__Problem to work on__: Without the pictures, output the lines of the material from the very first through the one that holds "wopm_cum = [0, 48.3, 71.7, 91.7, 96.7, 100]".

** BEGIN Given information **

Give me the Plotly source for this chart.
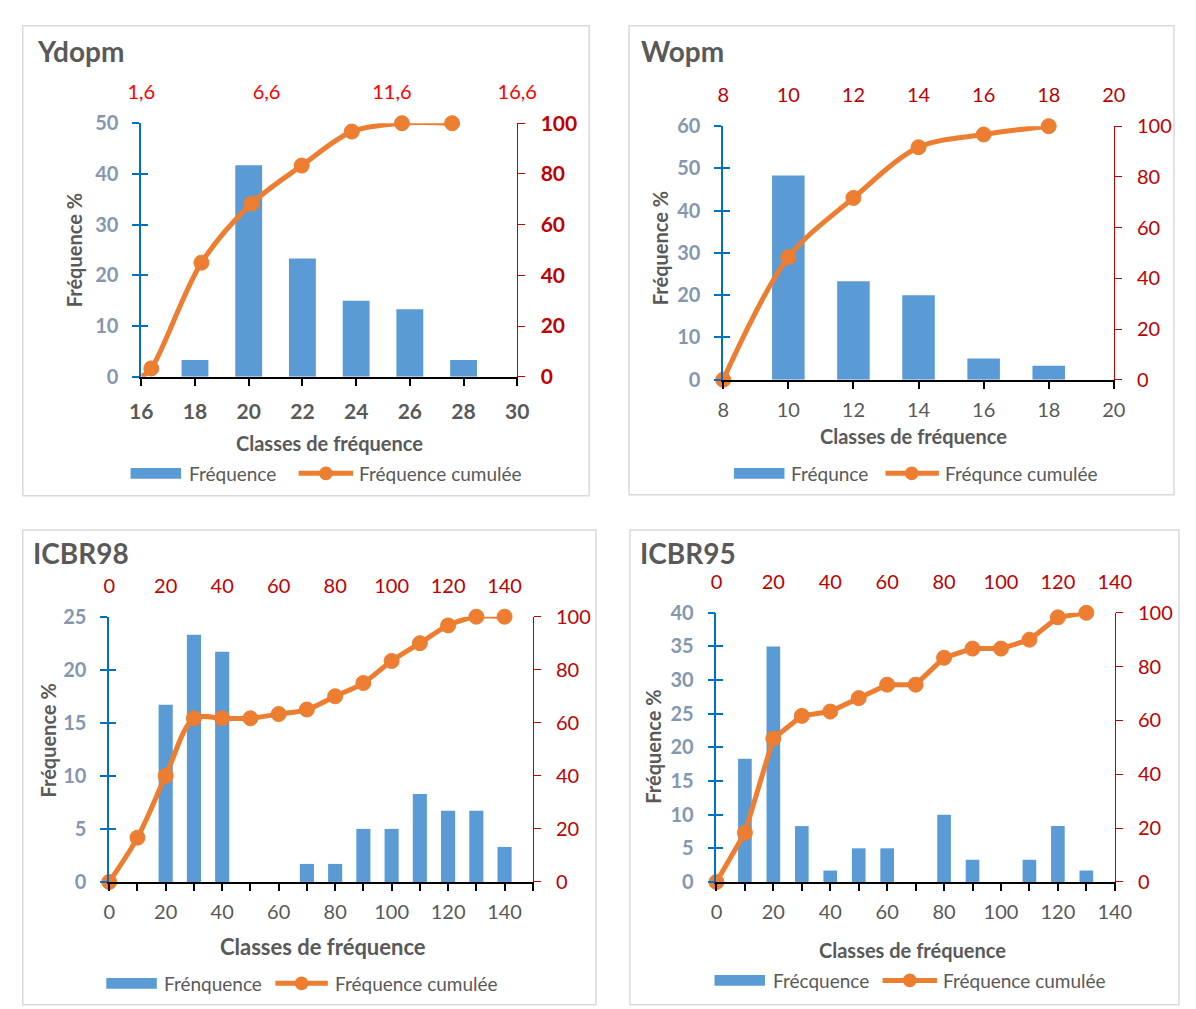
import plotly.graph_objects as go

W, H = 1196, 1009
FONT = "Lato, 'Open Sans', sans-serif"
GRAY = "#595959"
SLATE = "#8497B0"
BLUE_AX = "#0070C0"
DRED = "#C00000"
RED = "#FF0000"
BAR = "#5B9BD5"
LINE = "#ED7D31"
FRAME = "#D9D9D9"

# ---------------- data ----------------
ydopm_classes = [18, 20, 22, 24, 26, 28]
ydopm_freq = [3.3, 41.7, 23.3, 15.0, 13.3, 3.3]
ydopm_cum_x = [1.6, 2, 4, 6, 8, 10, 12, 14]
ydopm_cum = [0, 3.3, 45.0, 68.3, 83.3, 96.7, 100, 100]

wopm_classes = [10, 12, 14, 16, 18]
wopm_freq = [48.3, 23.3, 20.0, 5.0, 3.3]
wopm_cum_x = [8, 10, 12, 14, 16, 18]
wopm_cum = [0, 48.3, 71.7, 91.7, 96.7, 100]

icbr98_classes = [20, 30, 40, 70, 80, 90, 100, 110, 120, 130, 140]
icbr98_freq = [16.7, 23.3, 21.7, 1.7, 1.7, 5.0, 5.0, 8.3, 6.7, 6.7, 3.3]
icbr98_cum_x = [0, 10, 20, 30, 40, 50, 60, 70, 80, 90, 100, 110, 120, 130, 140]
icbr98_cum = [0, 16.7, 40.0, 61.7, 61.7, 61.7, 63.3, 65.0, 70.0, 75.0, 83.3, 90.0, 96.7, 100, 100]

icbr95_classes = [10, 20, 30, 40, 50, 60, 80, 90, 110, 120, 130]
icbr95_freq = [18.3, 35.0, 8.3, 1.7, 5.0, 5.0, 10.0, 3.3, 3.3, 8.3, 1.7]
icbr95_cum_x = [0, 10, 20, 30, 40, 50, 60, 70, 80, 90, 100, 110, 120, 130]
icbr95_cum = [0, 18.3, 53.3, 61.7, 63.3, 68.3, 73.3, 73.3, 83.3, 86.7, 86.7, 90.0, 98.3, 100]

titles = ["Ydopm", "Wopm", "ICBR98", "ICBR95"]
bar_names = ["Fréquence", "Fréqunce", "Frénquence", "Frécquence"]
line_names = ["Fréquence cumulée", "Fréqunce cumulée", "Fréquence cumulée", "Fréquence cumulée"]
ytitle = "Fréquence %"
xtitle = "Classes de fréquence"

# ---------------- layout specs (positions / styles) ----------------
panels = [
    dict(classes=ydopm_classes, freq=ydopm_freq, cx=ydopm_cum_x, cy=ydopm_cum,
         box=(131, 112, 518, 372), xr=[16, 30], xd=2, x0=16, minor=None,
         yr=[0, 50], yd=10, tr=[1.6, 16.6], t0=1.6, td=5, tfmt=".1f", tcol=RED,
         bw=1.0, shape="spline", xbold=True, xfs=21, rbold=True, xstand=8,
         tpos=(22, 38), ypos=(62, 242), xpos=(325, 440), xtfs=20,
         leg=(471, 120, 172, 178, 293, 349, 321, 353), frame=(9, 12, 592, 494),
         first_hidden=True),
    dict(classes=wopm_classes, freq=wopm_freq, cx=wopm_cum_x, cy=wopm_cum,
         box=(730, 115, 1132, 375), xr=[8, 20], xd=2, x0=8, minor=None,
         yr=[0, 60], yd=10, tr=[8, 20], t0=8, td=2, tfmt="", tcol=DRED,
         bw=1.0, shape="spline", xbold=False, xfs=20, rbold=False, xstand=4,
         tpos=(643, 38), ypos=(665, 240), xpos=(926, 433), xtfs=20,
         leg=(471, 741, 793, 798, 897, 952, 924, 956), frame=(633, 12, 1194, 493),
         first_hidden=False),
    dict(classes=icbr98_classes, freq=icbr98_freq, cx=icbr98_cum_x, cy=icbr98_cum,
         box=(98, 618, 534, 890), xr=[0, 150], xd=20, x0=0, minor=10,
         yr=[0, 25], yd=5, tr=[0, 150], t0=0, td=20, tfmt="", tcol=DRED,
         bw=5.0, shape="spline", xbold=False, xfs=20, rbold=False, xstand=4,
         tpos=(18, 553), ypos=(35, 745), xpos=(318, 956), xtfs=22,
         leg=(994, 95, 147, 152, 269, 323, 296, 328), frame=(9, 529, 599, 1016),
         first_hidden=False),
    dict(classes=icbr95_classes, freq=icbr95_freq, cx=icbr95_cum_x, cy=icbr95_cum,
         box=(723, 614, 1133, 890), xr=[0, 140], xd=20, x0=0, minor=10,
         yr=[0, 40], yd=5, tr=[0, 140], t0=0, td=20, tfmt="", tcol=DRED,
         bw=4.8, shape="linear", xbold=False, xfs=20, rbold=False, xstand=4,
         tpos=(642, 553), ypos=(658, 751), xpos=(925, 960), xtfs=20,
         leg=(991, 721, 773, 779, 894, 950, 922, 954), frame=(634, 529, 1199, 1016),
         first_hidden=False),
]


def px(x):
    return x / W


def py(y):
    return 1 - y / H


def aid(letter, n):
    return letter if n == 1 else f"{letter}{n}"


def akey(letter, n):
    return f"{letter}axis" if n == 1 else f"{letter}axis{n}"


fig = go.Figure()
layout = dict(
    width=W, height=H, margin=dict(l=0, r=0, t=0, b=0),
    paper_bgcolor="white", plot_bgcolor="rgba(0,0,0,0)",
    separators=", ", showlegend=False,
    font=dict(family=FONT, color=GRAY),
)
shapes = []
annotations = []

for k, p in enumerate(panels, start=1):
    xb, xt = 2 * k - 1, 2 * k
    yl, yr_, yc = 3 * k - 2, 3 * k - 1, 3 * k
    x0p, y0p, x1p, y1p = p["box"]
    xdom = [px(x0p), px(x1p)]
    ydom = [py(y1p), py(y0p)]

    # bottom axis (bars)
    bottom = dict(domain=xdom, anchor=aid("y", yl), range=p["xr"], tick0=p["x0"], dtick=p["xd"],
                  showline=True, linecolor="black", linewidth=1.6, ticks="outside", ticklen=7,
                  tickwidth=1.6, tickcolor="black", showgrid=False, zeroline=False,
                  tickfont=dict(size=p["xfs"], color=GRAY, weight=700 if p["xbold"] else 400),
                  ticklabelstandoff=p["xstand"], fixedrange=True)
    if p["minor"]:
        bottom["minor"] = dict(dtick=p["minor"], tick0=0, ticks="outside", ticklen=7,
                               tickwidth=1.6, tickcolor="black", showgrid=False)
    layout[akey("x", xb)] = bottom
    # top axis (cumulative line)
    top = dict(overlaying=aid("x", xb), side="top", anchor=aid("y", yl), range=p["tr"],
               tick0=p["t0"], dtick=p["td"], showline=False, ticks="", showgrid=False,
               zeroline=False, tickfont=dict(size=20, color=p["tcol"]), ticklabelstandoff=19,
               fixedrange=True)
    if p["tfmt"]:
        top["tickformat"] = p["tfmt"]
    layout[akey("x", xt)] = top
    # left axis
    layout[akey("y", yl)] = dict(domain=ydom, anchor=aid("x", xb), range=p["yr"], dtick=p["yd"],
                                 showline=True, linecolor=BLUE_AX, linewidth=1.6, ticks="outside",
                                 ticklen=7, tickwidth=1.6, tickcolor=BLUE_AX, showgrid=False,
                                 zeroline=False, ticklabelstandoff=10,
                                 tickfont=dict(size=20, color=SLATE, weight=700), fixedrange=True)
    # right axis
    layout[akey("y", yr_)] = dict(overlaying=aid("y", yl), side="right", anchor=aid("x", xb),
                                  range=[0, 100], dtick=20, showline=True, linecolor=DRED,
                                  linewidth=1.4, ticks="outside", ticklen=7, tickwidth=1.4,
                                  tickcolor=DRED, showgrid=False, zeroline=False,
                                  ticklabelstandoff=11,
                                  tickfont=dict(size=21 if p["rbold"] else 20, color=DRED,
                                                weight=700 if p["rbold"] else 400),
                                  fixedrange=True)
    # inner half of the crossing ticks on the left axis
    layout[akey("y", yc)] = dict(overlaying=aid("y", yl), side="left", anchor=aid("x", xb),
                                 range=p["yr"], dtick=p["yd"], showline=False, ticks="inside",
                                 ticklen=7, tickwidth=1.6, tickcolor=BLUE_AX, showgrid=False,
                                 zeroline=False, showticklabels=False, fixedrange=True)

    fig.add_trace(go.Bar(x=p["classes"], y=p["freq"], width=p["bw"], marker=dict(color=BAR, line=dict(width=0)),
                         name=bar_names[k - 1], xaxis=aid("x", xb), yaxis=aid("y", yl),
                         hoverinfo="x+y"))
    fig.add_trace(go.Scatter(x=[None], y=[None], mode="markers", xaxis=aid("x", xb),
                             yaxis=aid("y", yc), hoverinfo="skip", showlegend=False))
    sizes = [15] * len(p["cx"])
    if p["first_hidden"]:
        sizes[0] = 0
    line = dict(color=LINE, width=5, shape=p["shape"])
    if p["shape"] == "spline":
        line["smoothing"] = 0.9
    fig.add_trace(go.Scatter(x=p["cx"], y=p["cy"], mode="lines+markers", line=line,
                             marker=dict(size=sizes, color=LINE, opacity=1,
                                         line=dict(width=1, color=LINE)),
                             cliponaxis=False,
                             name=line_names[k - 1], xaxis=aid("x", xt), yaxis=aid("y", yr_)))

    # frame
    fx0, fy0, fx1, fy1 = p["frame"]
    shapes.append(dict(type="rect", xref="paper", yref="paper", x0=px(fx0), x1=px(fx1),
                       y0=py(fy1), y1=py(fy0), line=dict(color=FRAME, width=1.5), layer="below"))
    # titles
    tx, ty = p["tpos"]
    annotations.append(dict(text=titles[k - 1], x=px(tx), y=py(ty), xref="paper", yref="paper",
                            xanchor="left", yanchor="middle", showarrow=False,
                            font=dict(size=28, color=GRAY, weight=700)))
    yx, yy = p["ypos"]
    annotations.append(dict(text=ytitle, x=px(yx), y=py(yy), xref="paper", yref="paper",
                            xanchor="center", yanchor="middle", textangle=-90, showarrow=False,
                            font=dict(size=20, color=GRAY, weight=700)))
    xx, xy = p["xpos"]
    annotations.append(dict(text=xtitle, x=px(xx), y=py(xy), xref="paper", yref="paper",
                            xanchor="center", yanchor="middle", showarrow=False,
                            font=dict(size=p["xtfs"], color=GRAY, weight=700)))
    # legend (drawn below each panel)
    ly, bx0, bx1, t1x, lx0, lx1, mx, t2x = p["leg"]
    shapes.append(dict(type="rect", xref="paper", yref="paper", x0=px(bx0), x1=px(bx1),
                       y0=py(ly + 5.5), y1=py(ly - 5.5), line=dict(width=0), fillcolor=BAR))
    shapes.append(dict(type="line", xref="paper", yref="paper", x0=px(lx0), x1=px(lx1),
                       y0=py(ly), y1=py(ly), line=dict(color=LINE, width=5)))
    shapes.append(dict(type="circle", xref="paper", yref="paper", x0=px(mx - 7), x1=px(mx + 7),
                       y0=py(ly + 7), y1=py(ly - 7), line=dict(width=0), fillcolor=LINE))
    annotations.append(dict(text=bar_names[k - 1], x=px(t1x), y=py(ly), xref="paper", yref="paper",
                            xanchor="left", yanchor="middle", showarrow=False,
                            font=dict(size=19, color=GRAY)))
    annotations.append(dict(text=line_names[k - 1], x=px(t2x), y=py(ly), xref="paper", yref="paper",
                            xanchor="left", yanchor="middle", showarrow=False,
                            font=dict(size=19, color=GRAY)))

layout["shapes"] = shapes
layout["annotations"] = annotations
fig.update_layout(**layout)

fig.write_html("out.html", config=dict(displayModeBar=False),
               post_script="document.body.style.margin='0';document.body.style.background='white';")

** END Given information **

__Response to this exercise__:
Give me the Plotly source for this chart.
import plotly.graph_objects as go

W, H = 1196, 1009
FONT = "Lato, 'Open Sans', sans-serif"
GRAY = "#595959"
SLATE = "#8497B0"
BLUE_AX = "#0070C0"
DRED = "#C00000"
RED = "#FF0000"
BAR = "#5B9BD5"
LINE = "#ED7D31"
FRAME = "#D9D9D9"

# ---------------- data ----------------
ydopm_classes = [18, 20, 22, 24, 26, 28]
ydopm_freq = [3.3, 41.7, 23.3, 15.0, 13.3, 3.3]
ydopm_cum_x = [1.6, 2, 4, 6, 8, 10, 12, 14]
ydopm_cum = [0, 3.3, 45.0, 68.3, 83.3, 96.7, 100, 100]

wopm_classes = [10, 12, 14, 16, 18]
wopm_freq = [48.3, 23.3, 20.0, 5.0, 3.3]
wopm_cum_x = [8, 10, 12, 14, 16, 18]
wopm_cum = [0, 48.3, 71.7, 91.7, 96.7, 100]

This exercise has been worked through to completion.